Don’t be fooled into thinking that if there’s no ongoing business, there are no worries. Taxing authorities are feeling incredible pressure to collect revenues. And they’re willing to turn over a few stones – waking the dead – and send out collections notices. I’ve noticed a considerable uptick in the number of civil suits and violations filed against businesses for failure to file returns (again, even when no tax is due). Remember that since you have a legal obligation to file, it’s your burden – not theirs – to prove that there is no tax due.

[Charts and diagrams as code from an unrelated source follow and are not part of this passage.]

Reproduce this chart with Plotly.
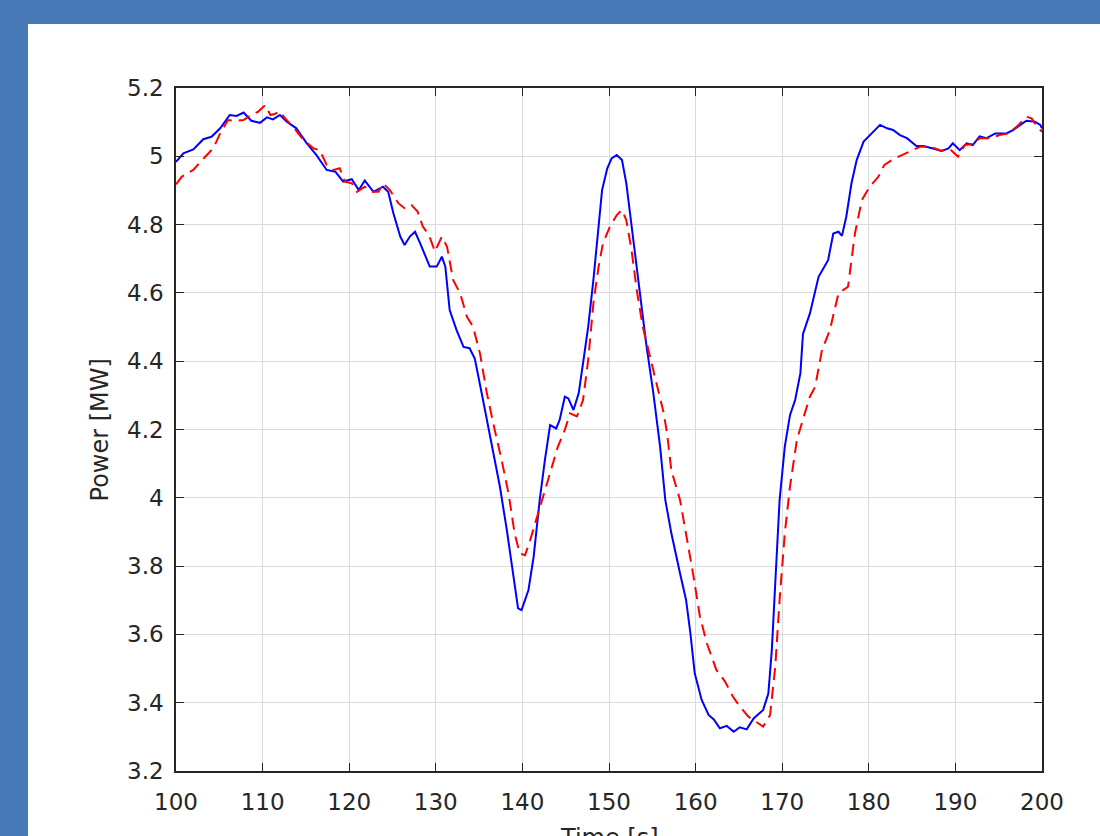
import plotly.graph_objects as go

# ---- data ----
t_meas = [100, 100.85, 102, 103.15, 104.1, 105.1, 106.2, 107.0, 107.8, 108.7, 109.7, 110.5, 111.2, 112.0,
          112.8, 113.9, 115.1, 116.2, 117.4, 118.4, 119.3, 120.3, 121.1, 121.8, 122.8, 123.9, 124.5, 125.1,
          125.9, 126.4, 127.0, 127.6, 128.2, 129.3, 130.1, 130.7, 131.1, 131.6, 132.4, 133.2, 133.9, 134.5,
          135.3, 135.9, 136.8, 137.4, 138.2, 138.9, 139.5, 139.9, 140.7, 141.3, 142.0, 142.6, 143.2, 143.9,
          144.3, 144.9, 145.3, 145.9, 146.5, 147.0, 147.6, 148.2, 148.8, 149.2, 149.8, 150.3, 150.9, 151.5,
          152.0, 152.8, 153.6, 154.3, 155.1, 155.9, 156.5, 157.2, 158.2, 158.9, 159.4, 159.9, 160.7, 161.5,
          162.1, 162.8, 163.6, 164.4, 165.1, 165.9, 166.7, 167.8, 168.4, 168.8, 169.2, 169.7, 170.3, 170.9,
          171.5, 172.1, 172.4, 173.2, 174.2, 175.3, 175.9, 176.5, 176.9, 177.4, 178.0, 178.6, 179.4, 180.5,
          181.3, 182.1, 182.8, 183.6, 184.4, 185.5, 186.3, 187.4, 188.4, 189.2, 189.7, 190.5, 191.3, 192.0,
          192.8, 193.6, 194.6, 195.9, 196.7, 197.5, 198.2, 199.2, 199.8, 200]
p_meas = [4.984, 5.009, 5.02, 5.05, 5.057, 5.082, 5.121, 5.118, 5.128, 5.104, 5.098, 5.114, 5.108, 5.121,
          5.101, 5.082, 5.038, 5.004, 4.96, 4.955, 4.926, 4.933, 4.901, 4.929, 4.896, 4.911, 4.896, 4.833,
          4.765, 4.74, 4.765, 4.779, 4.745, 4.677, 4.677, 4.706, 4.677, 4.55, 4.491, 4.442, 4.438, 4.408,
          4.306, 4.228, 4.111, 4.033, 3.906, 3.779, 3.676, 3.671, 3.73, 3.828, 3.994, 4.111, 4.213, 4.203,
          4.228, 4.296, 4.291, 4.257, 4.306, 4.394, 4.501, 4.638, 4.804, 4.901, 4.965, 4.994, 5.004, 4.989,
          4.921, 4.755, 4.599, 4.45, 4.31, 4.15, 3.994, 3.896, 3.779, 3.701, 3.603, 3.486, 3.408, 3.364,
          3.351, 3.325, 3.332, 3.315, 3.328, 3.322, 3.354, 3.379, 3.427, 3.554, 3.75, 3.994, 4.15, 4.242,
          4.287, 4.365, 4.48, 4.54, 4.647, 4.696, 4.774, 4.779, 4.767, 4.823, 4.921, 4.989, 5.043, 5.072,
          5.092, 5.082, 5.077, 5.062, 5.053, 5.03, 5.03, 5.023, 5.016, 5.023, 5.038, 5.018, 5.038, 5.033,
          5.058, 5.053, 5.067, 5.067, 5.077, 5.092, 5.104, 5.101, 5.092, 5.082]

t_model = [100, 100.65, 102.0, 103.0, 104.3, 105.1, 106.0, 107.0, 107.8, 108.7, 109.5, 110.3, 110.9, 111.4,
           112.0, 112.6, 113.5, 114.7, 115.9, 116.6, 117.4, 118.2, 118.9, 119.5, 120.3, 120.9, 121.8, 122.6,
           123.4, 123.9, 124.7, 125.7, 126.4, 127.2, 127.9, 128.5, 129.2, 129.9, 130.7, 131.3, 132.0, 132.8,
           133.6, 134.3, 135.1, 135.9, 136.8, 137.6, 138.4, 139.1, 139.7, 140.3, 140.9, 141.8, 142.8, 143.6,
           144.1, 144.9, 145.5, 146.3, 147.0, 147.6, 148.2, 148.8, 149.3, 150.1, 150.9, 151.5, 152.0, 152.6,
           153.2, 153.9, 154.7, 155.5, 156.3, 156.7, 157.2, 158.2, 158.9, 159.7, 160.5, 161.3, 162.4, 163.4,
           164.3, 165.1, 166.1, 167.0, 167.8, 168.6, 169.2, 169.7, 170.3, 170.9, 171.7, 172.4, 173.2, 173.8,
           174.6, 175.5, 176.5, 177.6, 178.4, 179.2, 180.1, 181.1, 181.8, 183.0, 183.9, 184.9, 185.9, 187.1,
           188.4, 189.3, 190.3, 191.1, 192.0, 192.8, 194.0, 195.1, 196.1, 197.1, 198.2, 198.8, 199.4, 200]
p_model = [4.918, 4.94, 4.96, 4.989, 5.023, 5.067, 5.106, 5.104, 5.106, 5.121, 5.131, 5.15, 5.121, 5.124,
           5.131, 5.111, 5.087, 5.048, 5.023, 5.018, 4.975, 4.96, 4.965, 4.926, 4.921, 4.896, 4.911, 4.896,
           4.896, 4.921, 4.901, 4.862, 4.848, 4.857, 4.838, 4.794, 4.77, 4.721, 4.765, 4.735, 4.638, 4.599,
           4.53, 4.501, 4.423, 4.306, 4.199, 4.111, 4.013, 3.896, 3.837, 3.832, 3.876, 3.955, 4.042, 4.111,
           4.15, 4.199, 4.247, 4.238, 4.286, 4.404, 4.57, 4.677, 4.745, 4.794, 4.828, 4.843, 4.813, 4.726,
           4.609, 4.501, 4.42, 4.34, 4.25, 4.19, 4.08, 3.994, 3.896, 3.779, 3.652, 3.574, 3.496, 3.462,
           3.418, 3.389, 3.359, 3.345, 3.33, 3.364, 3.506, 3.701, 3.896, 4.033, 4.17, 4.23, 4.296, 4.325,
           4.433, 4.491, 4.599, 4.618, 4.774, 4.872, 4.911, 4.94, 4.975, 4.994, 5.004, 5.016, 5.028, 5.028,
           5.016, 5.023, 4.999, 5.033, 5.036, 5.053, 5.053, 5.062, 5.067, 5.087, 5.116, 5.111, 5.087, 5.072]

x_ticks = [100, 110, 120, 130, 140, 150, 160, 170, 180, 190, 200]
y_ticks = [3.2, 3.4, 3.6, 3.8, 4.0, 4.2, 4.4, 4.6, 4.8, 5.0, 5.2]
y_tick_text = ["3.2", "3.4", "3.6", "3.8", "4", "4.2", "4.4", "4.6", "4.8", "5", "5.2"]
x_title = "Time [s]"
y_title = "Power [MW]"

# ---- figure ----
FONT = "DejaVu Sans, Liberation Sans, Arial, sans-serif"
AX = "#262626"
GRID = "#dadada"

fig = go.Figure()
fig.add_trace(go.Scatter(x=t_meas, y=p_meas, mode="lines",
                         line=dict(color="#0000ff", width=2), showlegend=False))
fig.add_trace(go.Scatter(x=t_model, y=p_model, mode="lines",
                         line=dict(color="#ff0000", width=2, dash="12px,7px"), showlegend=False))

fig.update_layout(
    width=1100, height=836,
    margin=dict(l=176, r=58, t=88, b=65, pad=0),
    paper_bgcolor="#4679b6",
    plot_bgcolor="white",
    font=dict(family=FONT, size=23, color=AX),
    shapes=[dict(type="rect", xref="paper", yref="paper",
                 x0=-0.1709, x1=1.2, y0=-0.2, y1=1.0937,
                 fillcolor="white", line=dict(width=0), layer="below")],
    annotations=[
        dict(text=x_title, xref="paper", yref="paper", x=0.5, y=-0.075,
             xanchor="center", yanchor="top", showarrow=False,
             font=dict(family=FONT, size=24, color=AX)),
        dict(text=y_title, xref="paper", yref="paper", x=-0.0878, y=0.5,
             xanchor="center", yanchor="middle", textangle=-90, showarrow=False,
             font=dict(family=FONT, size=24, color=AX)),
    ],
)
fig.update_xaxes(range=[100, 200], tickvals=x_ticks, ticktext=[str(v) for v in x_ticks],
                 showgrid=True, gridcolor=GRID, gridwidth=1,
                 showline=True, linecolor=AX, linewidth=1.5, mirror="ticks",
                 ticks="inside", ticklen=8, tickcolor=AX, tickwidth=1.3,
                 ticklabelstandoff=10,
                 zeroline=False, fixedrange=True)
fig.update_yaxes(range=[3.2, 5.2], tickvals=y_ticks, ticktext=y_tick_text,
                 showgrid=True, gridcolor=GRID, gridwidth=1,
                 showline=True, linecolor=AX, linewidth=1.5, mirror="ticks",
                 ticks="inside", ticklen=8, tickcolor=AX, tickwidth=1.3,
                 ticklabelstandoff=6,
                 zeroline=False, fixedrange=True)

fig.write_html("out.html", config={"displayModeBar": False},
               post_script="document.body.style.margin='0';document.body.style.overflow='hidden';")
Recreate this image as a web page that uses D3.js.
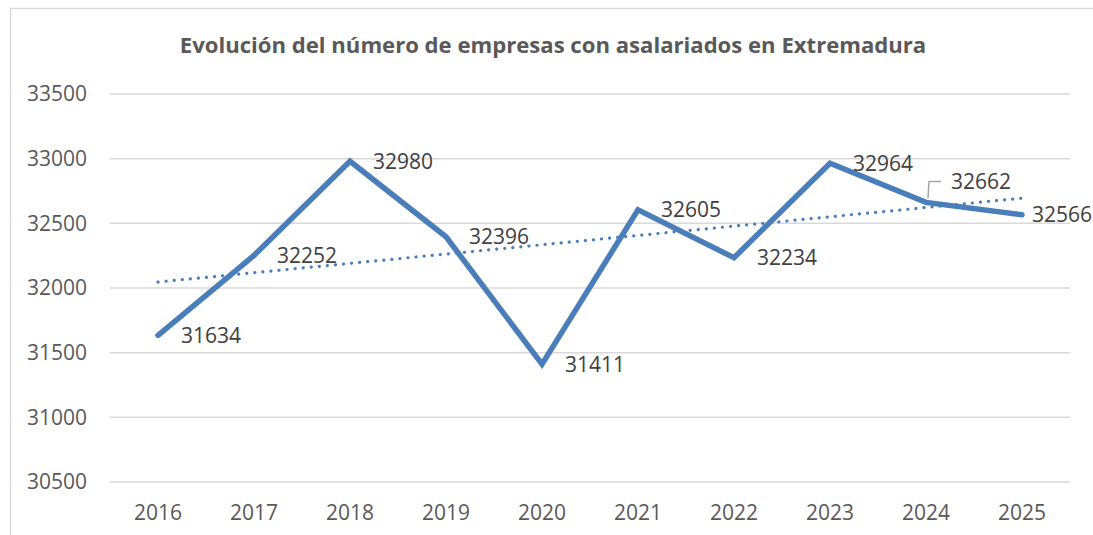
<!DOCTYPE html>
<html>
<head>
<meta charset="utf-8">
<script src="https://cdn.jsdelivr.net/npm/d3@7"></script>
<style>
  body { margin: 0; background: #fff; }
  svg text { font-family: "Open Sans", "Liberation Sans", sans-serif; }
</style>
</head>
<body>
<svg id="chart"></svg>
<script>
// data
var years = ["2016", "2017", "2018", "2019", "2020", "2021", "2022", "2023", "2024", "2025"];
var empresas = [31634, 32252, 32980, 32396, 31411, 32605, 32234, 32964, 32662, 32566];
var yTicks = [30500, 31000, 31500, 32000, 32500, 33000, 33500];
var title = "Evolución del número de empresas con asalariados en Extremadura";

var width = 1093;
var height = 535;
var blue = "#4a7ebb";

var svg = d3.select("#chart")
    .attr("width", width)
    .attr("height", height);

// chart frame (cut off at right and bottom in the picture)
svg.append("rect")
    .attr("x", 10.5)
    .attr("y", 8.5)
    .attr("width", 1100)
    .attr("height", 560)
    .attr("fill", "none")
    .attr("stroke", "#d9d9d9")
    .attr("stroke-width", 1.5);

var plot = {left: 110, right: 1070, top: 94, bottom: 482};

var x = d3.scaleBand()
    .domain(years)
    .range([plot.left, plot.right]);

var y = d3.scaleLinear()
    .domain([30500, 33500])
    .range([plot.bottom, plot.top]);

var xc = function(d) { return x(d) + x.bandwidth() / 2; };

// gridlines
svg.append("g")
    .selectAll("line")
    .data(yTicks)
    .enter()
    .append("line")
    .attr("x1", plot.left)
    .attr("x2", plot.right)
    .attr("y1", function(d) { return y(d); })
    .attr("y2", function(d) { return y(d); })
    .attr("stroke", "#d9d9d9")
    .attr("stroke-width", 1.5);

// y axis labels
var yAxis = d3.axisLeft(y).tickValues(yTicks).tickSize(0).tickPadding(23).tickFormat(d3.format("d"));
var gy = svg.append("g")
    .attr("transform", "translate(" + plot.left + ",0)")
    .call(yAxis);
gy.select(".domain").remove();
gy.selectAll("text")
    .attr("font-size", 21)
    .attr("fill", "#595959")
    .style("font-family", "'Open Sans', sans-serif");

// x axis labels
var xAxis = d3.axisBottom(x).tickSize(0).tickPadding(23);
var gx = svg.append("g")
    .attr("transform", "translate(0," + plot.bottom + ")")
    .call(xAxis);
gx.select(".domain").remove();
gx.selectAll("text")
    .attr("font-size", 21)
    .attr("fill", "#595959")
    .style("font-family", "'Open Sans', sans-serif");

// linear trendline (least squares, like the spreadsheet trendline)
var n = empresas.length;
var mx = d3.mean(d3.range(n));
var my = d3.mean(empresas);
var sxy = d3.sum(empresas, function(v, i) { return (i - mx) * (v - my); });
var sxx = d3.sum(d3.range(n), function(i) { return (i - mx) * (i - mx); });
var slope = sxy / sxx;
var trendAt = function(i) { return my + slope * (i - mx); };

svg.append("line")
    .attr("x1", xc(years[0]))
    .attr("y1", y(trendAt(0)))
    .attr("x2", xc(years[n - 1]))
    .attr("y2", y(trendAt(n - 1)))
    .attr("stroke", blue)
    .attr("stroke-width", 3.2)
    .attr("stroke-linecap", "round")
    .attr("stroke-dasharray", "0.1 8");

// main series
var line = d3.line()
    .x(function(d, i) { return xc(years[i]); })
    .y(function(d) { return y(d); });

svg.append("path")
    .datum(empresas)
    .attr("d", line)
    .attr("fill", "none")
    .attr("stroke", blue)
    .attr("stroke-width", 5.5)
    .attr("stroke-linejoin", "miter")
    .attr("stroke-linecap", "round");

// data labels, to the right of each point
var labels = svg.append("g");
empresas.forEach(function(v, i) {
    var px = xc(years[i]);
    var py = y(v);
    var lx = px + 23;
    var ly = py + 2;
    if (years[i] == "2024") {
        lx = px + 25;
        ly = py - 19;
        // leader line
        svg.append("polyline")
            .attr("points", [[px + 2, py - 4], [px + 3, py - 21], [px + 15, py - 21]].join(" "))
            .attr("fill", "none")
            .attr("stroke", "#a6a6a6")
            .attr("stroke-width", 1.5);
    }
    if (years[i] == "2025") {
        lx = px + 10;
    }
    labels.append("text")
        .attr("x", lx)
        .attr("y", ly)
        .attr("dominant-baseline", "middle")
        .attr("font-size", 21)
        .attr("fill", "#404040")
        .text(v);
});

// title
var t = svg.append("text")
    .attr("x", 553)
    .attr("y", 53)
    .attr("text-anchor", "middle")
    .attr("font-weight", "bold")
    .attr("font-size", 21)
    .attr("fill", "#595959")
    .text(title);
var tw = t.node().getComputedTextLength();
t.attr("font-size", 21 * 747 / tw);
</script>
</body>
</html>
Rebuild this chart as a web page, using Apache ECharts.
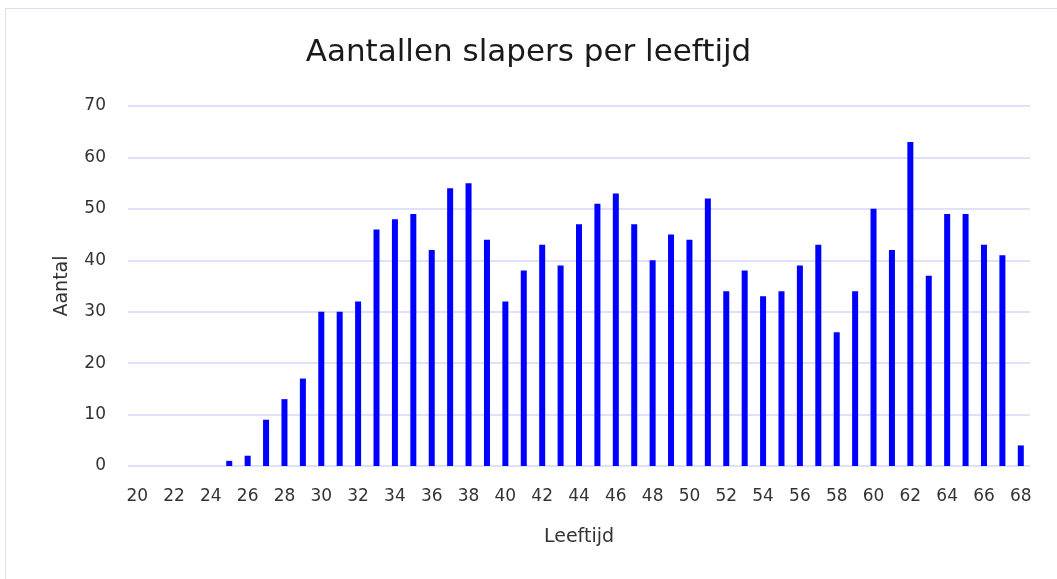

Is it the best use of taxpayer resources for authorities to chase dead corporations? Of course not. But filing a lawsuit against businesses is fairly simple for many tax authorities – especially when penalties for failing to file are statutory. In addition, many taxing authorities are pushing collections efforts off on private agencies – debt collectors – who get paid to pursue what they perceive as “deadbeats” and “scofflaws.” Since many of those agencies are paid on a percentage basis depending on collections, many taxing authorities figure they have nothing to lose by handing over a list of potential sources of revenue. The result may be more phone calls, more bills, more nasty letters, and more agita for taxpayers.
I know it’s tempting to let the mail pile up and pretend that the problem – the dead company – doesn’t exist. But ignoring it won’t make it go away and it can make the problem worse.
The bottom line is that if you make the decision to start a business, treat it like a real business from start to finish. That includes not only making the right choices in the beginning but making the right choices at the end – even when it’s not fun anymore. Because you know what’s less fun? Fighting about your defunct business after the fact.